但,没有别说是牧卿了,就连那些普通人的死活都好像是没人在意了一样。就好像是事态一下子就变得无法抑制,以至于所有人都在逃亡,根本都来不及给这些已经死掉的人一个该有的体面。
而且,第二棵妖树。
原本卢修以为,宫殿里的那棵妖树就是一开始死掉的那个医官。但现在看来,恐怕它还是另有其人的。不然,无法解释那些气根中或是挣扎、或是坦然的死人。
而假使这一切是发生在事态急速恶化之后,那这中间的故事恐怕就有的说道了。
这应该就是最后一层窗户纸,捅开了,估计整个仙山不死药的故事都将在他们的面前揭露。但说真的,卢修对此已经是有些兴致阑珊,因为他已经意识到了,这些老秦人的故事对于他而言,恐怕是毫无帮助的。
牧卿的书信已经是揭露了一个很严重的问题,那就是在长达数十年的时间里,他们一直都在忍受着这种异变的困扰。甚至,越演越烈,以至于连后来出生的新生儿都会有类似的问题。
这说明了他们的无能为力,哪怕说有说到过,夏无熵以方士之术为名炼制丹药来治愈这种异化的情况。但卢修对此几乎就是一万个的不信任。
他首先不信任夏无熵的动机和目的。其次就是不相信他的本事。
身体上出现这样的异变,尤其是还几乎能长出那种恶心的怪类,这恐怕已经是涉及到基因层面的问题了。而指望靠传统的、甚至还没有彻底形成体系的中医学来搞定这种问题,卢修宁愿相信那些天天在他们小区搞营销的骗子推销的那种三万一盒,包治百病的糖豆真的能治癌症。(张仲景的《伤寒杂病论》是中医医药理论的集成之作。在此之前,中医的医药体系并不能说成熟。)
他已经是没了念想,故而表现得非常冷漠。就好像这一切和他已经没有了关系一样。而这则是让不断瞥向他的老胡开始忍不住的抓耳挠腮了起来。
“老卢,你是个什么想法,说说看啊。”
“我没什么想法?如果说有的话,吃顿饺子算不算?”
牛头不对马嘴的回答,却也是让老胡大概猜到了他的意思。而就好像是泄了气一样的,他一个后仰的就直接瘫在了地上。

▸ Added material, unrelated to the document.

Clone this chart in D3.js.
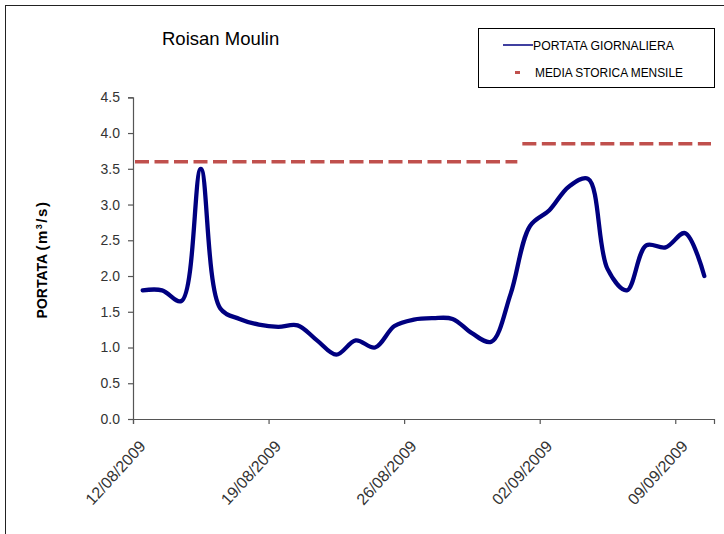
<!DOCTYPE html>
<html>
<head>
<meta charset="utf-8">
<script src="https://cdn.jsdelivr.net/npm/d3@7/dist/d3.min.js"></script>
<style>
  html, body { margin: 0; padding: 0; background: #fff; }
  svg { display: block; }
  text { font-family: "Liberation Sans", Arial, sans-serif; }
</style>
</head>
<body>
<div id="chart"></div>
<script>
// ---- data ----
const startDate = "2009-08-12";
const dailyFlow = [1.8, 1.8, 1.65, 3.5, 1.55, 1.4, 1.32, 1.29, 1.31, 1.1,
                   0.9, 1.1, 1.0, 1.3, 1.39, 1.41, 1.4, 1.2, 1.08, 1.75,
                   2.7, 2.92, 3.25, 3.36, 2.1, 1.8, 2.43, 2.4, 2.6, 2.0];
const meanPeriods = [["2009-08-12", "2009-09-01"], ["2009-09-01", "2009-09-11"]];
const meanValues = [3.6, 3.85];
const yTicks = [0, 0.5, 1.0, 1.5, 2.0, 2.5, 3.0, 3.5, 4.0, 4.5];
const xTickDates = ["2009-08-12", "2009-08-19", "2009-08-26", "2009-09-02", "2009-09-09"];
const xTickLabels = ["12/08/2009", "19/08/2009", "26/08/2009", "02/09/2009", "09/09/2009"];
const axisDomain = ["2009-08-12", "2009-09-11"];
const title = "Roisan Moulin";
const yLabel = "PORTATA";
const yUnit = ["(m", "3", "/s)"];
const legendLabels = ["PORTATA GIORNALIERA", "MEDIA STORICA MENSILE"];

// ---- setup ----
const W = 724, H = 534;
const parse = d3.timeParse("%Y-%m-%d");
const svg = d3.select("#chart").append("svg").attr("width", W).attr("height", H);
svg.append("rect").attr("width", W).attr("height", H).attr("fill", "#fff");
svg.append("rect").attr("x", 5.5).attr("y", 5.5).attr("width", 900).attr("height", 900)
  .attr("fill", "none").attr("stroke", "#222").attr("stroke-width", 1);

const x = d3.scaleTime().domain(axisDomain.map(parse)).range([133, 714]);
const y = d3.scaleLinear().domain([0, 4.5]).range([419, 97.3]);
const t0 = parse(startDate);
const pts = dailyFlow.map((v, i) => ({ date: d3.timeHour.offset(d3.timeDay.offset(t0, i), 12), v }));

// axes
const yAxis = svg.append("g").attr("transform", "translate(133,0)")
  .call(d3.axisLeft(y).tickValues(yTicks).tickFormat(d3.format(".1f")).tickSize(5).tickPadding(8));
const xAxis = svg.append("g").attr("transform", "translate(0,419)")
  .call(d3.axisBottom(x).tickValues(xTickDates.map(parse))
    .tickFormat((d, i) => xTickLabels[i]).tickSize(5));
[yAxis, xAxis].forEach(g => {
  g.select(".domain").attr("stroke", "#555").attr("stroke-width", 1.2);
  g.selectAll(".tick line").attr("stroke", "#555").attr("stroke-width", 1.2);
  g.selectAll("text").attr("fill", "#333").style("font-size", "14px");
});
xAxis.selectAll("text")
  .style("font-size", "16px")
  .attr("text-anchor", "end").attr("dy", null).attr("y", null)
  .attr("transform", "translate(13,28) rotate(-47.5)");

// mean lines
const meanLine = d3.line().x(d => d[0]).y(d => d[1]);
meanPeriods.forEach((p, i) => {
  const a = x(parse(p[0])) + 2, b = x(parse(p[1])) - 3;
  svg.append("path").attr("d", meanLine([[a, y(meanValues[i])], [b, y(meanValues[i])]]))
    .attr("fill", "none").attr("stroke", "#C0504D").attr("stroke-width", 3.5)
    .attr("stroke-dasharray", "14,5.5");
});

// daily flow line
svg.append("path").datum(pts)
  .attr("d", d3.line().x(d => x(d.date)).y(d => y(d.v)).curve(d3.curveCatmullRom.alpha(0.5)))
  .attr("fill", "none").attr("stroke", "#000080").attr("stroke-width", 4.3)
  .attr("stroke-linejoin", "round").attr("stroke-linecap", "round");

// title
svg.append("text").attr("x", 162).attr("y", 45).text(title)
  .style("font-size", "18.5px").attr("fill", "#000");

// y label
const yl = svg.append("text").attr("transform", "translate(47,259.5) rotate(-90)")
  .attr("text-anchor", "middle").style("font-size", "14px").style("font-weight", "bold").attr("fill", "#000");
yl.append("tspan").text(yLabel + " ");
const u = yl.append("tspan").style("letter-spacing", "1.5px").style("font-size", "15px");
u.append("tspan").text(yUnit[0]);
u.append("tspan").text(yUnit[1]).attr("dy", -5).style("font-size", "9px");
u.append("tspan").text(yUnit[2]).attr("dy", 5);

// legend
const lg = svg.append("g");
lg.append("rect").attr("x", 478.5).attr("y", 28.5).attr("width", 236).attr("height", 59)
  .attr("fill", "#fff").attr("stroke", "#000").attr("stroke-width", 1);
lg.append("line").attr("x1", 503).attr("x2", 533).attr("y1", 45).attr("y2", 45)
  .attr("stroke", "#000080").attr("stroke-width", 1.5);
lg.append("line").attr("x1", 515).attr("x2", 520).attr("y1", 72.5).attr("y2", 72.5)
  .attr("stroke", "#C0504D").attr("stroke-width", 3);
lg.append("text").attr("x", 533).attr("y", 49.5).text(legendLabels[0])
  .style("font-size", "12px").attr("textLength", 141).attr("lengthAdjust", "spacingAndGlyphs");
lg.append("text").attr("x", 535).attr("y", 77).text(legendLabels[1])
  .style("font-size", "12px").attr("textLength", 148).attr("lengthAdjust", "spacingAndGlyphs");
</script>
</body>
</html>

“好吗?合着你是一点念头也没有了是吧。行吧,你都没这想法了,那我这剃头挑子一头热的估计也没啥用了。两眼一闭,睡大觉喽”
说是这么说,但看他躺在那里翻来覆去,活像条不安分的蛆虫的模样,就知道他心里肯定是老大不愿意的。
发财的梦还没有醒,有这样的表现当然不奇怪。只是卢修可没打算惯着他,毕竟他们明天还有更重要的事情要做。
钱,是挣不完的。而人,也实在是不能太贪。